There were news emergencies that had to be catered to, and those were decided by us, basically on a regional basis. A typical example would be, for instance, late at night, say 10:30 at night, 11 o’clock or something like that, there would be a news flash offered by ITN about, let’s say, an IRA atrocity in Northern Ireland. And typically, you would find Southern Television, Anglia, somebody like that would not be interested, not particularly germane to their demographic. Whereas Granada, obviously with Liverpool in particular, and Manchester had a huge Irish contingent and a lot of Irish interests. And so we would naturally want to use that newsflash because our audience needed to know it. So, at 10 or 11 at night, we’d be quickly cobbling together a news bulletin or something like that. It wasn’t done by ITN because it wasn’t being taken by the network as a whole. We would do it for our viewers.

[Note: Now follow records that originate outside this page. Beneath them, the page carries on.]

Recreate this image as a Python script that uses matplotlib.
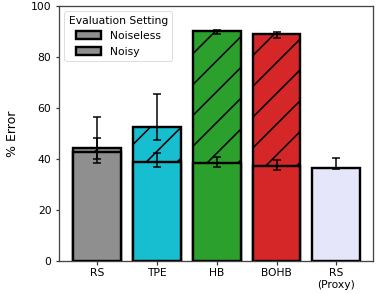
import matplotlib.pyplot as plt
import numpy as np
from matplotlib.patches import Patch

# Data
methods = ["RS", "TPE", "HB", "BOHB", "RS\n(Proxy)"]
colors = ["#8f8f8f", "#17becf", "#2ca02c", "#d62728", "#e6e6fa"]

noiseless = [42.6, 38.8, 38.3, 37.4, 36.3]
noiseless_low = [39.9, 37.0, 37.0, 35.7, 36.0]
noiseless_high = [48.1, 42.5, 40.9, 39.5, 40.4]

noisy = [44.4, 52.4, 90.2, 89.2]
noisy_low = [38.3, 47.5, 88.9, 87.5]
noisy_high = [56.4, 65.5, 90.4, 89.7]

# high dpi so the hatch comes out as sparse as in the reference
DPI = 185


def px(v):
    # pixels -> points
    return v * 72 / DPI


fig = plt.figure(figsize=(376 / DPI, 294 / DPI), dpi=DPI)
ax = fig.add_axes([59 / 376, 33 / 294, 314 / 376, 255 / 294])

plt.rcParams["hatch.linewidth"] = px(1.6)
x = np.arange(len(methods))
xn = x[: len(noisy)]
width = 0.8
edge_lw = px(2.4)

# Noisy bars (hatched) behind, noiseless bars in front
ax.bar(xn, noisy, width, color=colors[: len(noisy)], edgecolor="black",
       linewidth=edge_lw, hatch="//", zorder=2)
ax.bar(x, noiseless, width, color=colors, edgecolor="black",
       linewidth=edge_lw, zorder=3)

err_kw = dict(fmt="none", ecolor="black", elinewidth=px(1.5), capsize=px(4),
              capthick=px(1.5), zorder=5)
ax.errorbar(xn, noisy,
            yerr=[np.subtract(noisy, noisy_low), np.subtract(noisy_high, noisy)],
            **err_kw)
ax.errorbar(x, noiseless,
            yerr=[np.subtract(noiseless, noiseless_low),
                  np.subtract(noiseless_high, noiseless)],
            **err_kw)

fs = px(10.8)
ax.set_xlim(-0.63, 4.61)
ax.set_ylim(0, 100)
ax.set_xticks(x)
ax.set_xticklabels(methods, fontsize=fs)
ax.tick_params(axis="y", labelsize=fs)
ax.tick_params(length=px(3.5), width=px(1.2), pad=px(4), color="#333333")
ax.set_ylabel("% Error", fontsize=px(12.5), labelpad=px(12))
for s in ax.spines.values():
    s.set_color("#444444")
    s.set_linewidth(px(1.3))

handles = [
    Patch(facecolor="#8f8f8f", edgecolor="black", linewidth=edge_lw, label="Noiseless"),
    Patch(facecolor="#8f8f8f", edgecolor="black", linewidth=edge_lw, hatch="//", label="Noisy"),
]
leg = ax.legend(handles=handles, title="Evaluation Setting", loc="upper left",
                borderaxespad=0.5, fontsize=fs, title_fontsize=fs,
                handlelength=2.3, handleheight=0.8,
                framealpha=1, edgecolor="#dddddd", fancybox=True)
leg.get_frame().set_linewidth(px(1.0))

fig.savefig("out.png", dpi=DPI)
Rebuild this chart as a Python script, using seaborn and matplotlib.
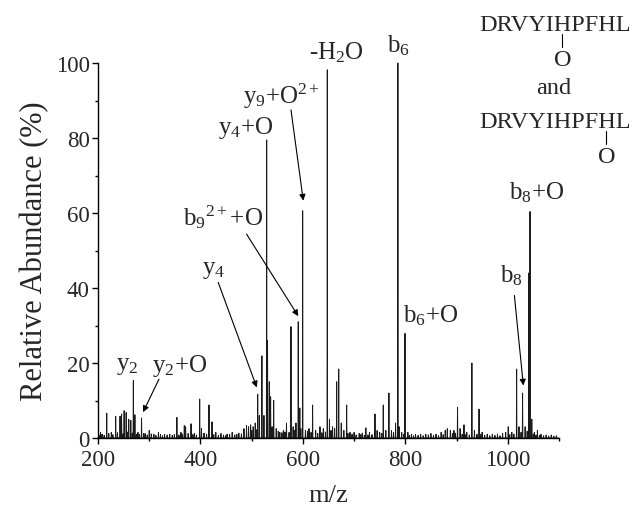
import matplotlib
matplotlib.use('Agg')
import matplotlib.pyplot as plt
import seaborn as sns
import pandas as pd

# picos principais (m/z, abundância relativa %)
pico_mz = [205, 217, 226, 234.5, 243, 246, 251, 255, 260, 264, 269, 272, 278, 285, 292,
           300, 309, 318, 330, 340, 354, 362, 368.5, 371, 381.6, 388, 398.5, 402, 416.7,
           422.6, 430, 440, 452, 462, 475, 485, 490, 494, 498, 503, 507, 511.8, 515, 520,
           524, 529.3, 531, 534.5, 537, 543, 548, 555, 562, 568, 576.8, 581, 586.5, 591,
           594, 599.6, 605, 612, 619, 625, 633.4, 640, 647.7, 652, 658, 662, 666, 670,
           675, 680, 685.5, 692, 700, 710, 716, 723, 730, 740.8, 745, 750, 757, 762, 768,
           773, 781, 785.5, 788, 793, 799.4, 805, 812, 820, 830, 840, 850, 860, 870, 878,
           882, 888, 895, 902, 907, 914.6, 920, 930, 935, 944, 950, 960, 970, 980, 990,
           996, 1001, 1008, 1017.4, 1022, 1029, 1034, 1041, 1043.5, 1047, 1052, 1058,
           1065, 1075, 1085, 1095]
pico_ab = [1.5, 6.6, 1.5, 5.8, 5.8, 6.4, 7.3, 6.8, 5.0, 4.7, 15.3, 6.2, 1.5, 5.3, 1.2,
           2.0, 1.0, 1.5, 1.0, 1.0, 5.5, 1.5, 3.3, 3.0, 3.8, 1.2, 10.4, 2.6, 8.8,
           4.3, 1.5, 1.2, 1.0, 1.5, 1.3, 2.5, 3.3, 3.0, 3.5, 3.0, 4.0, 11.7, 6.0, 21.9,
           6.0, 79.5, 26.0, 15.0, 11.0, 10.0, 2.5, 1.5, 2.0, 4.0, 29.7, 3.0, 4.0, 31.0,
           8.0, 60.6, 2.0, 2.5, 8.8, 2.0, 3.0, 2.5, 98.2, 5.0, 3.0, 2.5, 15.0, 18.4,
           4.0, 2.0, 8.8, 1.5, 1.5, 1.2, 1.3, 2.7, 1.5, 6.4, 2.0, 1.5, 8.8, 2.0, 12.0,
           2.0, 4.0, 100.0, 3.0, 1.5, 27.9, 1.5, 1.0, 1.0, 1.0, 1.0, 1.2, 1.0, 1.5, 2.0,
           2.5, 2.0, 2.0, 8.2, 2.5, 3.5, 1.5, 20.0, 2.0, 7.7, 1.5, 1.0, 1.0, 1.0, 1.2,
           1.5, 3.0, 1.5, 18.4, 3.0, 12.0, 3.0, 44.0, 60.4, 5.0, 1.5, 2.0,
           1.0, 0.8, 0.8, 0.6]

# ruído da linha de base
ruido_mz = [202, 208, 212, 221, 229, 238, 249, 257, 267, 275, 281, 289, 296, 304, 313,
            322, 326, 335, 345, 349, 358, 365, 376, 385, 392, 407, 412, 426, 435, 445,
            449, 457, 467, 471, 480, 500, 509, 540, 552, 559, 565, 573, 584, 596, 609,
            616, 629, 637, 644, 655, 688, 696, 704, 713, 720, 727, 735, 754, 777, 797,
            808, 816, 825, 835, 845, 855, 865, 874, 892, 898, 911, 917, 925, 940, 947,
            955, 965, 975, 985, 1004, 1012, 1026, 1038, 1050, 1055, 1062, 1070, 1080, 1090]
ruido_ab = [0.8, 1.0, 0.7, 1.2, 0.9, 1.4, 1.1, 1.6, 1.3, 1.0, 0.9, 1.2, 0.8, 1.1, 0.7,
            0.9, 0.6, 0.8, 0.7, 0.9, 0.8, 1.0, 1.2, 0.9, 0.8, 1.3, 1.0, 0.9, 0.7, 0.8,
            0.6, 0.9, 0.8, 1.0, 1.1, 2.0, 2.2, 3.0, 1.8, 1.4, 1.6, 1.5, 2.0, 2.5, 1.8,
            1.5, 1.2, 1.4, 1.6, 2.0, 1.2, 1.0, 0.8, 0.9, 0.7, 0.8, 0.9, 1.2, 1.5, 1.0,
            0.7, 0.6, 0.7, 0.6, 0.8, 0.7, 0.6, 0.9, 1.2, 1.3, 1.0, 0.9, 0.8, 1.0, 0.9,
            0.7, 0.6, 0.7, 0.6, 0.9, 1.0, 1.5, 1.8, 1.0, 0.8, 0.7, 0.6, 0.5, 0.5]

# rótulos: (texto, m/z, abundância)
rotulos = [('y$_2$', 258, 19.5), ('y$_2$+O', 360, 19.5), ('y$_4$', 426, 45),
           (r'b$_9$$^{2+}$+O', 444, 59.2), ('y$_4$+O', 489, 83),
           ('y$_9$+O$^{2+}$', 559, 91.5), ('-H$_2$O', 666, 103), ('b$_6$', 786, 105),
           ('b$_6$+O', 850, 32.8), ('b$_8$+O', 1057, 65.6), ('b$_8$', 1008, 43.5)]
# setas: (início m/z, início ab, ponta m/z, ponta ab)
setas = [(319, 15.7, 288, 6.9), (434.7, 41.5, 510, 13.5), (490, 54.4, 591, 32.5),
         (576.8, 87.5, 600.8, 63.3), (1013, 38, 1030.5, 14)]

sns.set_style('ticks')
plt.rcParams['font.family'] = ['Liberation Serif', 'DejaVu Serif']
plt.rcParams['mathtext.fontset'] = 'custom'
plt.rcParams['mathtext.rm'] = 'Liberation Serif'
plt.rcParams['mathtext.it'] = 'Liberation Serif'

# perfil do espectro (cada pico vira um triângulo estreito)
picos = sorted(zip(pico_mz + ruido_mz, pico_ab + ruido_ab))
xs, ys = [200], [0]
for m, a in picos:
    xs += [m - 0.5, m, m + 0.5]
    ys += [0, a, 0]
xs.append(1100)
ys.append(0)
df = pd.DataFrame({'mz': xs, 'ab': ys})

fig = plt.figure(figsize=(6.34, 5.06), dpi=100)
ax = fig.add_axes([0.1546, 0.1324, 0.727, 0.741])
sns.lineplot(data=df, x='mz', y='ab', sort=False, estimator=None, color='#1a1a1a',
             linewidth=0.7, ax=ax)
for l in ax.lines:
    l.set_clip_on(False)

ax.set_xlim(200, 1100)
ax.set_ylim(0, 100)
ax.set_xticks([200, 400, 600, 800, 1000])
ax.set_xticks([300, 500, 700, 900, 1100], minor=True)
ax.set_yticks([0, 20, 40, 60, 80, 100])
ax.set_yticks([10, 30, 50, 70, 90], minor=True)
ax.tick_params(which='major', length=4, width=1, labelsize=16.5, pad=2, color='black')
ax.tick_params(which='minor', length=2.5, width=1, color='black')
ax.tick_params(axis='x', which='major', pad=4)
for s in ['left', 'bottom']:
    ax.spines[s].set_linewidth(1)
    ax.spines[s].set_color('black')
sns.despine(ax=ax)
ax.set_xlabel('m/z', fontsize=19, labelpad=10)
ax.set_ylabel('Relative Abundance (%)', fontsize=22, labelpad=5)

for t, m, a in rotulos:
    ax.text(m, a, t, fontsize=18, ha='center', va='center', clip_on=False)
for m0, a0, m1, a1 in setas:
    ax.annotate('', xy=(m1, a1), xytext=(m0, a0), annotation_clip=False,
                arrowprops=dict(arrowstyle='-|>', color='black', lw=0.8,
                                mutation_scale=9, shrinkA=0, shrinkB=0))

# estrutura do peptídeo
ax.text(1092, 110.4, 'DRVYIHPFHL', fontsize=17.5, ha='center', va='center', clip_on=False)
ax.plot([1105.3, 1105.3], [107.7, 104.3], color='black', lw=0.8, clip_on=False)
ax.text(1107.8, 101, 'O', fontsize=17.5, ha='center', va='center', clip_on=False)
ax.text(1090, 93.6, 'and', fontsize=17.5, ha='center', va='center', clip_on=False)
ax.text(1092, 84.5, 'DRVYIHPFHL', fontsize=17.5, ha='center', va='center', clip_on=False)
ax.plot([1191.8, 1191.8], [81.9, 78.4], color='black', lw=0.8, clip_on=False)
ax.text(1193.7, 75.2, 'O', fontsize=17.5, ha='center', va='center', clip_on=False)

fig.savefig('out.png', dpi=100)
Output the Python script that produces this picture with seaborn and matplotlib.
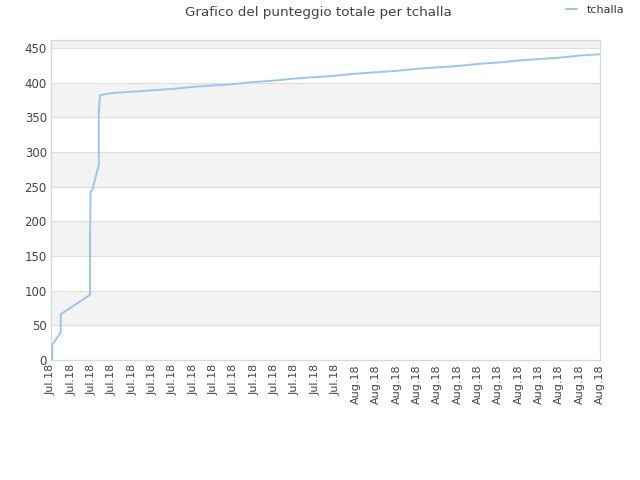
import numpy as np
import pandas as pd
import seaborn as sns
import matplotlib
matplotlib.use("Agg")
import matplotlib.pyplot as plt

# x in tick-index units (one tick every two days), y = cumulative score
x_early = [0.06, 0.06, 0.48, 0.48, 1.92, 1.92, 1.95, 2.03, 2.35, 2.35, 2.41, 2.8]
y_early = [0, 22, 40, 66, 94, 180, 243, 245, 281, 356, 382, 384]
x_tail = [3, 4, 5, 6, 7, 8, 9, 10, 11, 12, 13, 14, 15, 16, 17, 18, 19, 20,
          21, 22, 23, 24, 25, 26, 27]
y_tail = [385, 387, 389, 391, 394, 396, 398, 401, 403, 406, 408, 410, 413,
          415, 417, 420, 422, 424, 427, 429, 432, 434, 436, 439, 441]

tick_labels = ["Jul.18"] * 15 + ["Aug.18"] * 13
y_ticks = [0, 50, 100, 150, 200, 250, 300, 350, 400, 450]

df = pd.DataFrame({"x": x_early + x_tail, "punti": y_early + y_tail,
                   "giocatore": "tchalla"})

sns.set_style("white")
plt.rcParams["font.family"] = ["DejaVu Sans"]

fig = plt.figure(figsize=(6.4, 4.8), dpi=100)
ax = fig.add_axes([51 / 640, 1 - 360 / 480, 549 / 640, 320 / 480])

# alternating bands
ymax = 461.5
for i, lo in enumerate(y_ticks):
    if i % 2 == 1:
        ax.axhspan(lo, lo + 50, color="#f3f3f3", zorder=0, lw=0)
for yt in y_ticks[1:]:
    ax.axhline(yt, color="#dedede", lw=0.8, zorder=1)

sns.lineplot(data=df, x="x", y="punti", hue="giocatore", palette=["#99c6f4"],
             sort=False, estimator=None, lw=1.4, ax=ax, zorder=3)

ax.set_xlim(0, 27)
ax.set_ylim(0, ymax)
ax.set_xticks(range(len(tick_labels)))
ax.set_xticklabels(tick_labels, rotation=90, fontsize=8, color="#444444")
ax.set_yticks(y_ticks)
ax.set_yticklabels([str(v) for v in y_ticks], fontsize=8.5, color="#444444")
ax.tick_params(length=0, pad=3)
ax.set_xlabel("")
ax.set_ylabel("")
for s in ax.spines.values():
    s.set_color("#d8d8d8")
    s.set_linewidth(0.9)

fig.text(0.497, 0.973, "Grafico del punteggio totale per tchalla",
         ha="center", va="center", fontsize=9.7, color="#444444")
leg = ax.legend(loc="center left", bbox_to_anchor=(0.92, 1.093), frameon=False,
                fontsize=8, handlelength=1.0, handletextpad=0.9)
for t in leg.get_texts():
    t.set_color("#333333")

fig.savefig("out.png", dpi=100)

The apogee of all of that was probably spring of 1982 with the Falklands War, which is sort of one bookend to the whole process. Really, the Falklands War was two or three months of crazy, chaotic, seat-of-the-pants transmission, where the schedule was perpetually disrupted and we had constant news flashes and stuff like that. And in the control room where – it was what you can imagine as a control room, 30 or so television screens, huge mixing desk, and about, I think there were nine telephones on the desk and they would ring all day long during that period, I mean, all nine phone ringing constantly. And I do remember one night, waking up in the night, in a cold sweat with phones ringing in my head. That was the closest I ever got to stress in that job. But then, nine years later there was the first Gulf War in 1991. And that was the other bookend, that was completely pre-packaged. It was ITN, basically packaging CNN coverage in a way that was like an entertainment product. It was just delivered to us. We had nothing to do with it. And so that really was an illustration of how the job became less forensic, less chaotic, more organised, more network based, more organised by somebody else. And so the particular thrill and excitement in our job tailed off. The things that we were good at were less and less required. And we became a much more… it became very routine. When things work well, there’s no interest in it. And I’d left by the time Princess Diana died, for instance, and well before 9/11 happened, for instance, but shamefully, I do remember on both of those occasions thinking, “Damn, I wish I was still working at Granada,” because those would have been just amazing days that we had, it was a tragic thing, but we had more professional satisfaction when things were truly horrible elsewhere. It was just exhilarating doing the news like that.